The writer of the parody song 'Planet Key' feels vindicated by the Court of Appeal's decision finding the Electoral Commission was wrong to ban it.
Darren Watson's song - accompanied by a video by Jeremy Jones - was released on iTunes, YouTube and other internet platforms in the lead-up to the 2014 general election.
The Electoral Commission banned the song and an accompanying music video on the grounds that was an election advertisement, which meant it could not be played on radio, television or online without a statement declaring the singer-songwriter as its promoter.
Last year, the High Court overturned the ban - a decision that has now been upheld by the Court of Appeal.
The commission had challenged the High Court decision, saying there was a lack of clarity about how things were defined.
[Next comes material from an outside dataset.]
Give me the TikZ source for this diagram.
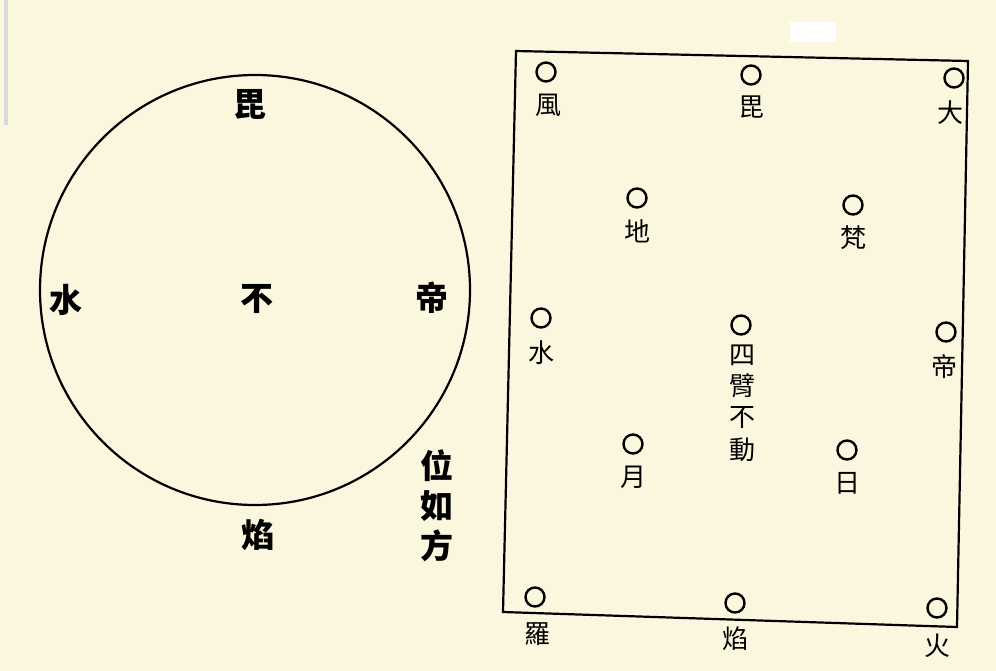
\documentclass[tikz,border=0pt]{standalone}
\usepackage{fontspec}
\newfontfamily\cjk{Noto Sans CJK TC}
\begin{document}
\begin{tikzpicture}[x=1pt,y=-1pt,
  bigch/.style={font=\cjk\bfseries\fontsize{33}{33}\selectfont, inner sep=0pt},
  smch/.style={font=\cjk\fontsize{26}{26}\selectfont, inner sep=0pt},
  dot/.style={circle, draw=black, line width=2.4pt, minimum size=19pt, inner sep=0pt},
  frame/.style={draw=black, line width=2.2pt}]
\fill[fill={rgb,255:red,251;green,247;blue,222}] (0,0) rectangle (996,671);
\useasboundingbox (0,0) rectangle (996,671);
\fill[white] (790,22) rectangle (836,42);
\fill[gray!30] (4,0) rectangle (8,125);
% circle
\node[circle, draw=black, line width=2.2pt, minimum size=430pt, inner sep=0pt] (disc) at (255,290) {};
\node[bigch] (b1) at (250,104) {毘};
\node[bigch] (b2) at (66,300) {水};
\node[bigch] (b3) at (257,299) {不};
\node[bigch] (b4) at (432,298) {帝};
\node[bigch] (b5) at (258,535) {焰};
\node[bigch] (w1) at (437,466) {位};
\node[bigch] (w2) at (437,506) {如};
\node[bigch] (w3) at (437,546) {方};
% rectangle
\coordinate (tl) at (516,51);
\coordinate (tr) at (968,61);
\coordinate (br) at (957,627);
\coordinate (bl) at (503,612);
\draw[frame] (tl) -- (tr) -- (br) -- (bl) -- cycle;
% dots and labels
\node[dot] (d1) at (546,72) {};  \node[smch] (l1) at (548,105) {風};
\node[dot] (d2) at (751,75) {};  \node[smch] (l2) at (751,107) {毘};
\node[dot] (d3) at (954,78) {};  \node[smch] (l3) at (950,113) {大};
\node[dot] (d4) at (637,198) {}; \node[smch] (l4) at (637,231) {地};
\node[dot] (d5) at (853,205) {}; \node[smch] (l5) at (853,238) {梵};
\node[dot] (d6) at (541,318) {}; \node[smch] (l6) at (541,353) {水};
\node[dot] (d7) at (741,325) {};
\node[smch] (l7a) at (742,355) {四};
\node[smch] (l7b) at (742,386) {臂};
\node[smch] (l7c) at (742,418) {不};
\node[smch] (l7d) at (742,450) {動};
\node[dot] (d8) at (946,332) {}; \node[smch] (l8) at (944,367) {帝};
\node[dot] (d9) at (633,444) {}; \node[smch] (l9) at (633,477) {月};
\node[dot] (d10) at (847,450) {}; \node[smch] (l10) at (847,483) {日};
\node[dot] (d11) at (535,597) {}; \node[smch] (l11) at (537,634) {羅};
\node[dot] (d12) at (735,603) {}; \node[smch] (l12) at (735,639) {焰};
\node[dot] (d13) at (937,608) {}; \node[smch] (l13) at (937,646) {火};
\end{tikzpicture}
\end{document}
But the Court of Appeal rejected that bid, saying the commission should take a more rights-sensitive approach in assessments, and ordered it to pay Mr Watson's costs.
Mr Watson said he hoped no one else would have to go through the same experience and artists would be free to express themselves in the future.
The commission got it wrong by not using common sense to judge the item as merely a song and video for entertainment, he said.
The music video shows Prime Minister John Key in various scenes, including standing in oil-polluted water, playing a guitar made from a Māui dolphin, as an oil rig burns.
Mr Key said he didn't lose any sleep over the parody song.
He said he was not bothered by the findings as he always knew the song was a parody.
"Election campaigns always bring up these kinds of things. It's good to have the Court of Appeal ruling, because at least that way people understand what the rules are, but I didn't lose any sleep over the fact that somebody wrote a song about me that was slightly less than complimentary."